• _INFORMATION GIVEN_:
## start
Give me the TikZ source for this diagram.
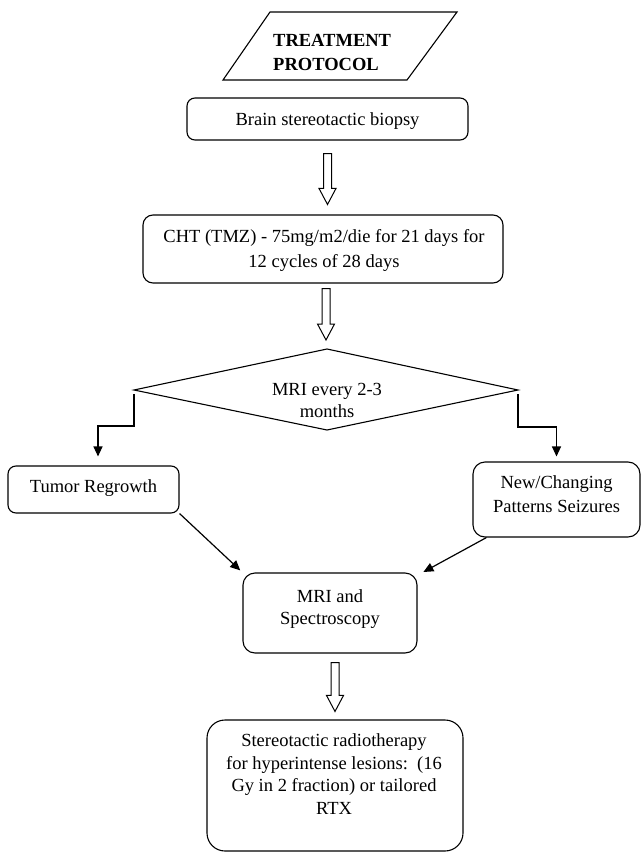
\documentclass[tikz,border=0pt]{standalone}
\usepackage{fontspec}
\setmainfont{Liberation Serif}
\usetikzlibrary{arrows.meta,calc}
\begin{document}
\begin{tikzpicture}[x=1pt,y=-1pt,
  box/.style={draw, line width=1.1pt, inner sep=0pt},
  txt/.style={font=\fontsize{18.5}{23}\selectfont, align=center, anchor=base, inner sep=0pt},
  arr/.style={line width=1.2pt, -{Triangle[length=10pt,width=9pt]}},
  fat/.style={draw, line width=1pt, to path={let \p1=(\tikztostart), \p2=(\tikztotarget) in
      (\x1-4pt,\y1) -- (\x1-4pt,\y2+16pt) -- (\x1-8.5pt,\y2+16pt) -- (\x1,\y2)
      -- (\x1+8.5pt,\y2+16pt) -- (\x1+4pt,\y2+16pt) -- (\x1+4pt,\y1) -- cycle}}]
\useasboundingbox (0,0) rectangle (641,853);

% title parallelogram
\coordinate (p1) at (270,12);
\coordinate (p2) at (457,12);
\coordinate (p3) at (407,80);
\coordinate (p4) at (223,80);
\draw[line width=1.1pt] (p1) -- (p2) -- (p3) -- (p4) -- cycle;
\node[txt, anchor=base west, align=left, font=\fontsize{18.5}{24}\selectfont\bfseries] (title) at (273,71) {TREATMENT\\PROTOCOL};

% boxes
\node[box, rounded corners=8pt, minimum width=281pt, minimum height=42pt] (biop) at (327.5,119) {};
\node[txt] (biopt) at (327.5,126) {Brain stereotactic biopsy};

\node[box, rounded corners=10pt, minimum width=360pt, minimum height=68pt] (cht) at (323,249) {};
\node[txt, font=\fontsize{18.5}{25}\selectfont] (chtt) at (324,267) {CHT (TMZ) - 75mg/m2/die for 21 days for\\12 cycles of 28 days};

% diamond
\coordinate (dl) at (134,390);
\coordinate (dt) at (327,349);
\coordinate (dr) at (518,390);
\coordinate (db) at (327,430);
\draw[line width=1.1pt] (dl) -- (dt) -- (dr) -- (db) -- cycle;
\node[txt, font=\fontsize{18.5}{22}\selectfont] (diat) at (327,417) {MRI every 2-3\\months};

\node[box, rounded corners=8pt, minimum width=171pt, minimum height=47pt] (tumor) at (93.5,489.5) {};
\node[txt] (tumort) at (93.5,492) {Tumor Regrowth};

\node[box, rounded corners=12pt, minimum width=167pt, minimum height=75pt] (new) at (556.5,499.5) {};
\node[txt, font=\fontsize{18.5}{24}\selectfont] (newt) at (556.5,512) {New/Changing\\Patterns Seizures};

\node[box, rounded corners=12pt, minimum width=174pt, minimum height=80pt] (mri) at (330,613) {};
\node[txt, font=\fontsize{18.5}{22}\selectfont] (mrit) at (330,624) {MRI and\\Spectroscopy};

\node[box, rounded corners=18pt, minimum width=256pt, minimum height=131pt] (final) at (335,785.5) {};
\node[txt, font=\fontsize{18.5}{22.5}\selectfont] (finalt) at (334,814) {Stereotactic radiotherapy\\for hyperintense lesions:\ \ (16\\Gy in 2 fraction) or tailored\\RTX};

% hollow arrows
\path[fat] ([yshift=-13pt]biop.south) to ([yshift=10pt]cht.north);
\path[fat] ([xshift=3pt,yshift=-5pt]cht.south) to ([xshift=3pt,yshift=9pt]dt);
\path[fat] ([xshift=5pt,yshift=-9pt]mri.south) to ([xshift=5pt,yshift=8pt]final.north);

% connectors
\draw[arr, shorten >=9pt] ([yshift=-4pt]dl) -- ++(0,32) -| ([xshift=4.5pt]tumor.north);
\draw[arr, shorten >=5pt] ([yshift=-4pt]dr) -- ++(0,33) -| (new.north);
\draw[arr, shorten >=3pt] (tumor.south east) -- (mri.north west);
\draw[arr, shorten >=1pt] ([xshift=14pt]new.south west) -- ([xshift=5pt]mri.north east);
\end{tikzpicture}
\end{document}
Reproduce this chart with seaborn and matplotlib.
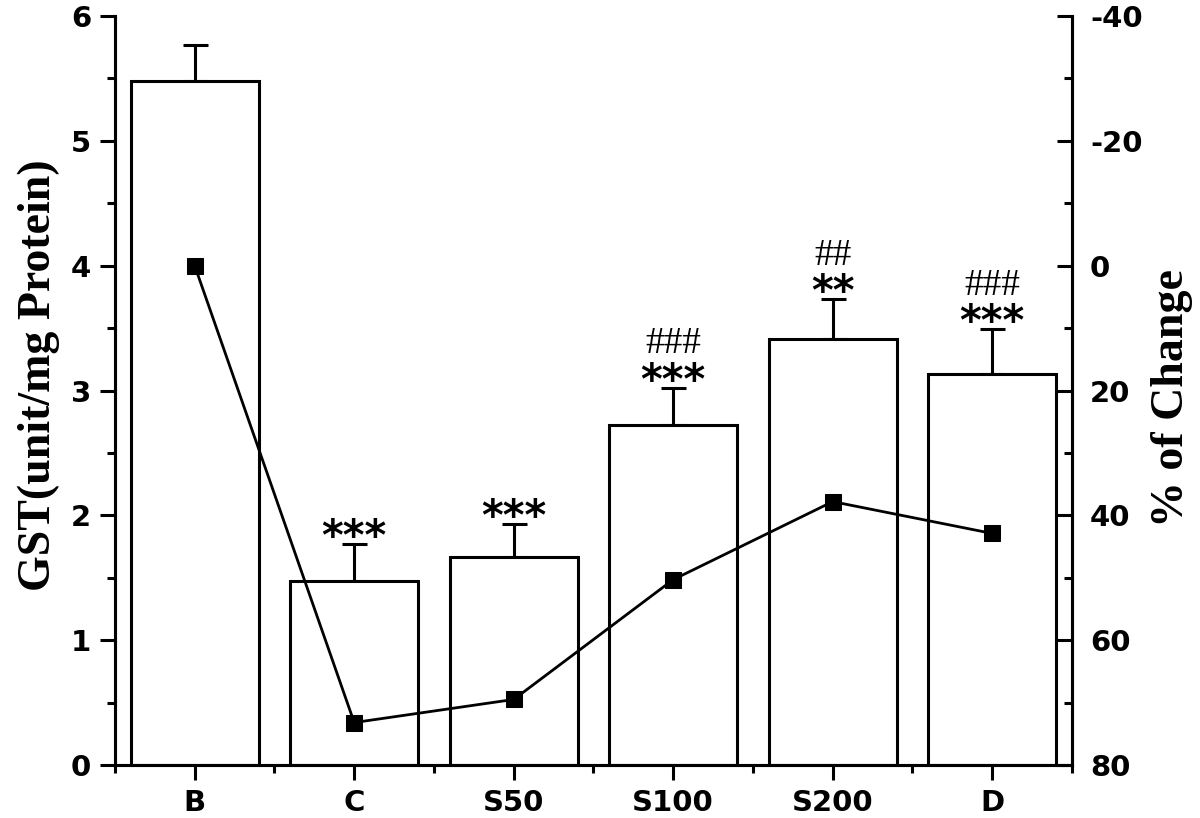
## end
Extract all the entries word for word; omit any pictures.

Give me the TikZ source for this diagram.
\documentclass[tikz,border=0pt]{standalone}
\usepackage{fontspec}
\setmainfont{Liberation Serif}
\usetikzlibrary{arrows.meta,calc}
\begin{document}
\begin{tikzpicture}[x=1pt,y=-1pt,
  box/.style={draw, line width=1.1pt, inner sep=0pt},
  txt/.style={font=\fontsize{18.5}{23}\selectfont, align=center, anchor=base, inner sep=0pt},
  arr/.style={line width=1.2pt, -{Triangle[length=10pt,width=9pt]}},
  fat/.style={draw, line width=1pt, to path={let \p1=(\tikztostart), \p2=(\tikztotarget) in
      (\x1-4pt,\y1) -- (\x1-4pt,\y2+16pt) -- (\x1-8.5pt,\y2+16pt) -- (\x1,\y2)
      -- (\x1+8.5pt,\y2+16pt) -- (\x1+4pt,\y2+16pt) -- (\x1+4pt,\y1) -- cycle}}]
\useasboundingbox (0,0) rectangle (641,853);

% title parallelogram
\coordinate (p1) at (270,12);
\coordinate (p2) at (457,12);
\coordinate (p3) at (407,80);
\coordinate (p4) at (223,80);
\draw[line width=1.1pt] (p1) -- (p2) -- (p3) -- (p4) -- cycle;
\node[txt, anchor=base west, align=left, font=\fontsize{18.5}{24}\selectfont\bfseries] (title) at (273,71) {TREATMENT\\PROTOCOL};

% boxes
\node[box, rounded corners=8pt, minimum width=281pt, minimum height=42pt] (biop) at (327.5,119) {};
\node[txt] (biopt) at (327.5,126) {Brain stereotactic biopsy};

\node[box, rounded corners=10pt, minimum width=360pt, minimum height=68pt] (cht) at (323,249) {};
\node[txt, font=\fontsize{18.5}{25}\selectfont] (chtt) at (324,267) {CHT (TMZ) - 75mg/m2/die for 21 days for\\12 cycles of 28 days};

% diamond
\coordinate (dl) at (134,390);
\coordinate (dt) at (327,349);
\coordinate (dr) at (518,390);
\coordinate (db) at (327,430);
\draw[line width=1.1pt] (dl) -- (dt) -- (dr) -- (db) -- cycle;
\node[txt, font=\fontsize{18.5}{22}\selectfont] (diat) at (327,417) {MRI every 2-3\\months};

\node[box, rounded corners=8pt, minimum width=171pt, minimum height=47pt] (tumor) at (93.5,489.5) {};
\node[txt] (tumort) at (93.5,492) {Tumor Regrowth};

\node[box, rounded corners=12pt, minimum width=167pt, minimum height=75pt] (new) at (556.5,499.5) {};
\node[txt, font=\fontsize{18.5}{24}\selectfont] (newt) at (556.5,512) {New/Changing\\Patterns Seizures};

\node[box, rounded corners=12pt, minimum width=174pt, minimum height=80pt] (mri) at (330,613) {};
\node[txt, font=\fontsize{18.5}{22}\selectfont] (mrit) at (330,624) {MRI and\\Spectroscopy};

\node[box, rounded corners=18pt, minimum width=256pt, minimum height=131pt] (final) at (335,785.5) {};
\node[txt, font=\fontsize{18.5}{22.5}\selectfont] (finalt) at (334,814) {Stereotactic radiotherapy\\for hyperintense lesions:\ \ (16\\Gy in 2 fraction) or tailored\\RTX};

% hollow arrows
\path[fat] ([yshift=-13pt]biop.south) to ([yshift=10pt]cht.north);
\path[fat] ([xshift=3pt,yshift=-5pt]cht.south) to ([xshift=3pt,yshift=9pt]dt);
\path[fat] ([xshift=5pt,yshift=-9pt]mri.south) to ([xshift=5pt,yshift=8pt]final.north);

% connectors
\draw[arr, shorten >=9pt] ([yshift=-4pt]dl) -- ++(0,32) -| ([xshift=4.5pt]tumor.north);
\draw[arr, shorten >=5pt] ([yshift=-4pt]dr) -- ++(0,33) -| (new.north);
\draw[arr, shorten >=3pt] (tumor.south east) -- (mri.north west);
\draw[arr, shorten >=1pt] ([xshift=14pt]new.south west) -- ([xshift=5pt]mri.north east);
\end{tikzpicture}
\end{document}
Reproduce this chart with seaborn and matplotlib.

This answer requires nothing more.